After her baseball career ended, Blair went on to have a long career with Northrup Aircraft, where she made history there, too, as one of the company's first female managers.
She never left baseball behind, though, staying active in helping get women into the sport and, in 2014, spearheading the effort to launch the International Women's Baseball Center.
"We’d been talking about this for a long time, that there’s no home for girls and women in baseball, so we set out to create a place," said Kat Williams, president of the center's board of directors and a professor of women’s sports history at Marshall University. "It’s a big complex and a big idea, and Maybelle Blair is the driving force."

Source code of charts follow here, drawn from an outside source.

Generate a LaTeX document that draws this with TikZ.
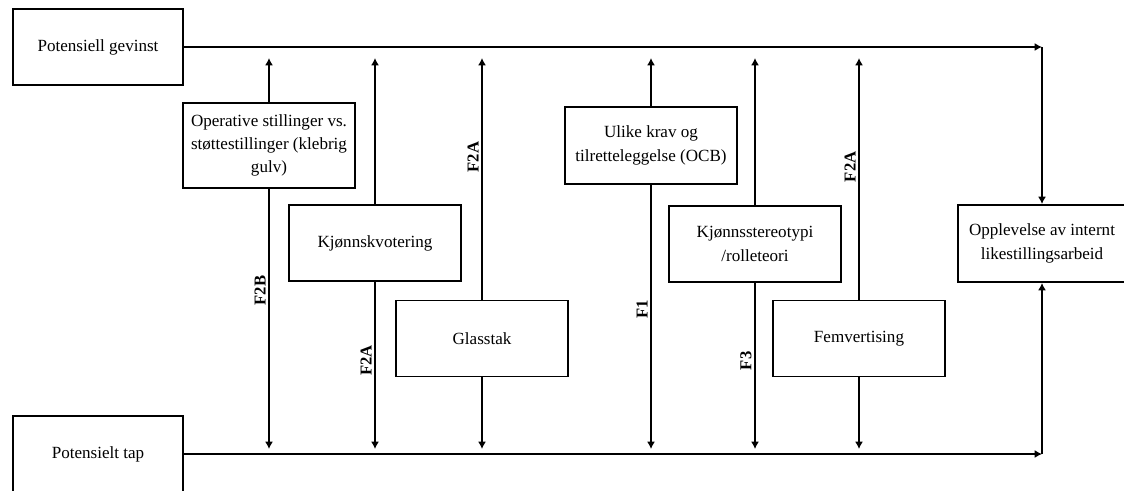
\documentclass[tikz,border=0pt]{standalone}
\usepackage{fontspec}
\setmainfont{Liberation Serif}
\usetikzlibrary{arrows.meta,positioning,calc}
\tikzset{
  box/.style={rectangle, draw=black, line width=1.2pt, fill=white, align=center, minimum width=129pt, minimum height=57pt, font=\fontsize{12.8}{17.5}\selectfont},
  arrow/.style={-{Latex[length=5.5pt,width=6pt]}, line width=1.1pt},
  flab/.style={rotate=90, anchor=south, inner sep=2pt, font=\fontsize{12.5}{14}\selectfont\bfseries}
}

\begin{document}
\begin{tikzpicture}[x=0.75pt, y=-0.75pt]
  \useasboundingbox (0,0) rectangle (1124,490);
  \node[box, minimum width=127.5pt] (gevinst) at (98,47) {Potensiell gevinst};
  \node[box, minimum width=127.5pt] (tap) at (98,454) {Potensielt tap};
  \node[box, minimum width=126pt, minimum height=58pt] (opplevelse) at (1042,243.5) {Opplevelse av internt\\likestillingsarbeid};
  \node[box, minimum height=64pt] (operative) at (269,145.5) {Operative stillinger vs.\\støttestillinger (klebrig\\gulv)};
  \node[box] (kvotering) at (375,243) {Kjønnskvotering};
  \node[box] (glasstak) at (482,338.5) {Glasstak};
  \node[box, minimum height=58pt] (krav) at (651,145.5) {Ulike krav og\\tilretteleggelse (OCB)};
  \node[box] (stereotypi) at (755,244) {Kjønnsstereotypi\\/rolleteori};
  \node[box] (femvertising) at (859,338.5) {Femvertising};
  \coordinate (tiptop) at (0,58);
  \coordinate (tipbot) at (0,449);
  \coordinate (cornertop) at (opplevelse.north |- gevinst.east);
  \coordinate (cornerbot) at (opplevelse.south |- tap.east);
  % gain / loss into the outcome
  \draw[arrow] (gevinst) -- (cornertop);
  \draw[arrow] (cornertop) -- (opplevelse);
  \draw[arrow] (tap) -- (cornerbot);
  \draw[arrow] (cornerbot) -- (opplevelse);
  % factors
  \draw[arrow] (operative) -- (operative |- tiptop);
  \draw[arrow] (operative) -- (operative |- tipbot) node[flab, pos=0.39] {F2B};
  \draw[arrow] (kvotering) -- (kvotering |- tiptop);
  \draw[arrow] (kvotering) -- (kvotering |- tipbot) node[flab, pos=0.47] {F2A};
  \draw[arrow] (glasstak) -- (glasstak |- tiptop) node[flab, pos=0.59] {F2A};
  \draw[arrow] (glasstak) -- (glasstak |- tipbot);
  \draw[arrow] (krav) -- (krav |- tiptop);
  \draw[arrow] (krav) -- (krav |- tipbot) node[flab, pos=0.47] {F1};
  \draw[arrow] (stereotypi) -- (stereotypi |- tiptop);
  \draw[arrow] (stereotypi) -- (stereotypi |- tipbot) node[flab, pos=0.47] {F3};
  \draw[arrow] (femvertising) -- (femvertising |- tiptop) node[flab, pos=0.55] {F2A};
  \draw[arrow] (femvertising) -- (femvertising |- tipbot);
\end{tikzpicture}
\end{document}
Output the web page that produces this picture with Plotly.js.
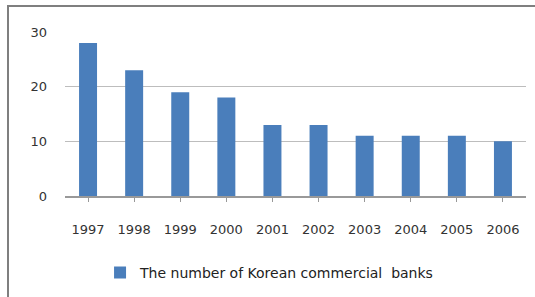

Blair threw out the first pitch at a women's baseball game in Rockford two years ago, at the age of 92, and said it is her life mission to see this project complete, saying, "I’ve got to get this building [done] so I can die happy."
The center is an $8 million project that will be built in stages as they are able to fundraise money, according to Williams.
They have already broken ground on an outdoor museum but have a long way to go to see their dream fulfilled of making the center not just a cultural spot for women in baseball around the world, but also a place for tournaments and educational events, like training for female umpires, of which Blair notes there are currently none in Major League Baseball.
The MLB only has one female general manager, Kim Ng, of the Miami Marlins, who was just named to the role last November.
"We need to have our own museum and our own recognitions and then we can have our dreams come true," Blair said of women in the sport. "This is our chance for the girls. Let’s get it done."